## TASK INSTRUCTIONS
All of the lines below are to be transcribed faithfully, with pictures excluded from the copy.

## DATA LINES
§

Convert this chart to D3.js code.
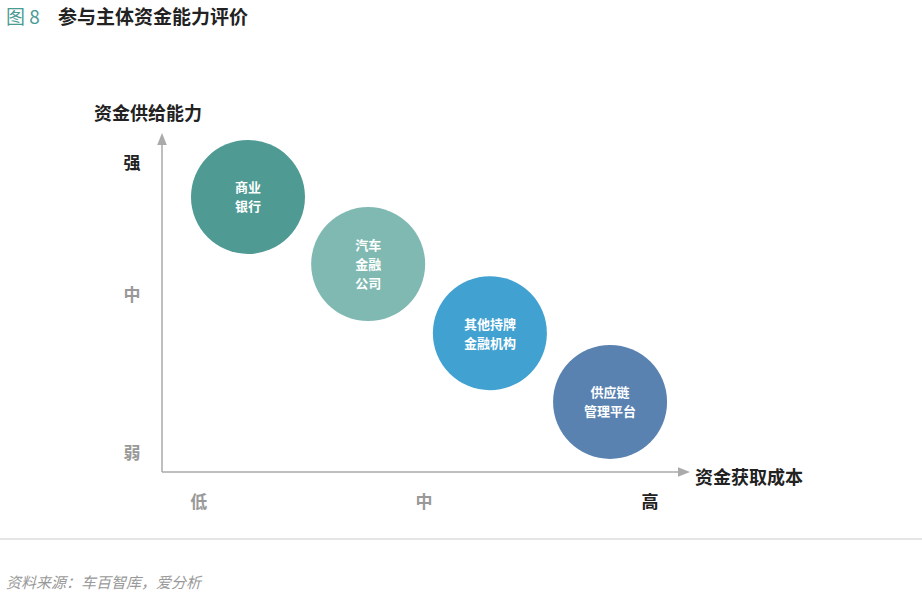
<!DOCTYPE html><html><head><meta charset="utf-8"><script src="https://cdn.jsdelivr.net/npm/d3@7"></script>
<style>body{margin:0;background:#fff;font-family:"Noto Sans CJK SC",sans-serif}</style></head><body><svg width="922" height="598"></svg>
<script>
const institutions=["商业\n银行","汽车\n金融\n公司","其他持牌\n金融机构","供应链\n管理平台"];
const costValues=[1.66,3.98,6.33,8.65];
const supplyValues=[8.36,6.32,4.22,2.13];
const colors=["#4f9b94","#80b9b1","#41a1d1","#5982b1"];
const xTickLabels=["低","中","高"], xTickValues=[0.71,5.06,9.42];
const yTickLabels=["弱","中","强"], yTickValues=[0.58,5.38,9.39];
const svg=d3.select("svg");
const x=d3.scaleLinear().domain([0,10]).range([162,680]);
const y=d3.scaleLinear().domain([0,10]).range([472,143]);
svg.append("text").attr("x",6).attr("y",24).attr("font-size",19).attr("fill","#4a9b94").text("图 8");
svg.append("text").attr("x",58).attr("y",24).attr("font-size",19).attr("font-weight","bold").attr("fill","#222").text("参与主体资金能力评价");
svg.append("defs").append("marker").attr("id","ar").attr("viewBox","0 0 10 10").attr("refX",5).attr("refY",5).attr("markerWidth",8).attr("markerHeight",8).attr("orient","auto").append("path").attr("d","M0,1L10,5L0,9Z").attr("fill","#aaa");
svg.append("line").attr("x1",x(0)).attr("y1",y(0)).attr("x2",x(0)).attr("y2",y(10)-4).attr("stroke","#aaa").attr("stroke-width",1.5).attr("marker-end","url(#ar)");
svg.append("line").attr("x1",x(0)).attr("y1",y(0)).attr("x2",x(10)+4).attr("y2",y(0)).attr("stroke","#aaa").attr("stroke-width",1.5).attr("marker-end","url(#ar)");
svg.append("text").attr("x",94).attr("y",120).attr("font-size",18).attr("font-weight","bold").attr("fill","#222").text("资金供给能力");
svg.append("text").attr("x",695).attr("y",484).attr("font-size",18).attr("font-weight","bold").attr("fill","#222").text("资金获取成本");
xTickLabels.forEach((t,i)=>svg.append("text").attr("x",x(xTickValues[i])).attr("y",508).attr("text-anchor","middle").attr("font-size",17).attr("font-weight","bold").attr("fill",i==2?"#222":"#999").text(t));
yTickLabels.forEach((t,i)=>svg.append("text").attr("x",132).attr("y",y(yTickValues[i])+6).attr("text-anchor","middle").attr("font-size",17).attr("font-weight","bold").attr("fill",i==2?"#222":"#999").text(t));
institutions.forEach((n,i)=>{
 const cx=x(costValues[i]),cy=y(supplyValues[i]);
 svg.append("circle").attr("cx",cx).attr("cy",cy).attr("r",57).attr("fill",colors[i]);
 const lines=n.split("\n");
 lines.forEach((l,j)=>svg.append("text").attr("x",cx).attr("y",cy+5+(j-(lines.length-1)/2)*19).attr("text-anchor","middle").attr("font-size",13).attr("font-weight","bold").attr("fill","#fff").text(l));
});
svg.append("line").attr("x1",0).attr("x2",922).attr("y1",539).attr("y2",539).attr("stroke","#ccc");
svg.append("text").attr("x",6).attr("y",588).attr("font-size",15).attr("font-style","italic").attr("fill","#999").text("资料来源：车百智库，爱分析");
</script></body></html>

§

## FINISHED EXERCISE
Convert this chart to D3.js code.
<!DOCTYPE html><html><head><meta charset="utf-8"><script src="https://cdn.jsdelivr.net/npm/d3@7"></script>
<style>body{margin:0;background:#fff;font-family:"Noto Sans CJK SC",sans-serif}</style></head><body><svg width="922" height="598"></svg>
<script>
const institutions=["商业\n银行","汽车\n金融\n公司","其他持牌\n金融机构","供应链\n管理平台"];
const costValues=[1.66,3.98,6.33,8.65];
const supplyValues=[8.36,6.32,4.22,2.13];
const colors=["#4f9b94","#80b9b1","#41a1d1","#5982b1"];
const xTickLabels=["低","中","高"], xTickValues=[0.71,5.06,9.42];
const yTickLabels=["弱","中","强"], yTickValues=[0.58,5.38,9.39];
const svg=d3.select("svg");
const x=d3.scaleLinear().domain([0,10]).range([162,680]);
const y=d3.scaleLinear().domain([0,10]).range([472,143]);
svg.append("text").attr("x",6).attr("y",24).attr("font-size",19).attr("fill","#4a9b94").text("图 8");
svg.append("text").attr("x",58).attr("y",24).attr("font-size",19).attr("font-weight","bold").attr("fill","#222").text("参与主体资金能力评价");
svg.append("defs").append("marker").attr("id","ar").attr("viewBox","0 0 10 10").attr("refX",5).attr("refY",5).attr("markerWidth",8).attr("markerHeight",8).attr("orient","auto").append("path").attr("d","M0,1L10,5L0,9Z").attr("fill","#aaa");
svg.append("line").attr("x1",x(0)).attr("y1",y(0)).attr("x2",x(0)).attr("y2",y(10)-4).attr("stroke","#aaa").attr("stroke-width",1.5).attr("marker-end","url(#ar)");
svg.append("line").attr("x1",x(0)).attr("y1",y(0)).attr("x2",x(10)+4).attr("y2",y(0)).attr("stroke","#aaa").attr("stroke-width",1.5).attr("marker-end","url(#ar)");
svg.append("text").attr("x",94).attr("y",120).attr("font-size",18).attr("font-weight","bold").attr("fill","#222").text("资金供给能力");
svg.append("text").attr("x",695).attr("y",484).attr("font-size",18).attr("font-weight","bold").attr("fill","#222").text("资金获取成本");
xTickLabels.forEach((t,i)=>svg.append("text").attr("x",x(xTickValues[i])).attr("y",508).attr("text-anchor","middle").attr("font-size",17).attr("font-weight","bold").attr("fill",i==2?"#222":"#999").text(t));
yTickLabels.forEach((t,i)=>svg.append("text").attr("x",132).attr("y",y(yTickValues[i])+6).attr("text-anchor","middle").attr("font-size",17).attr("font-weight","bold").attr("fill",i==2?"#222":"#999").text(t));
institutions.forEach((n,i)=>{
 const cx=x(costValues[i]),cy=y(supplyValues[i]);
 svg.append("circle").attr("cx",cx).attr("cy",cy).attr("r",57).attr("fill",colors[i]);
 const lines=n.split("\n");
 lines.forEach((l,j)=>svg.append("text").attr("x",cx).attr("y",cy+5+(j-(lines.length-1)/2)*19).attr("text-anchor","middle").attr("font-size",13).attr("font-weight","bold").attr("fill","#fff").text(l));
});
svg.append("line").attr("x1",0).attr("x2",922).attr("y1",539).attr("y2",539).attr("stroke","#ccc");
svg.append("text").attr("x",6).attr("y",588).attr("font-size",15).attr("font-style","italic").attr("fill","#999").text("资料来源：车百智库，爱分析");
</script></body></html>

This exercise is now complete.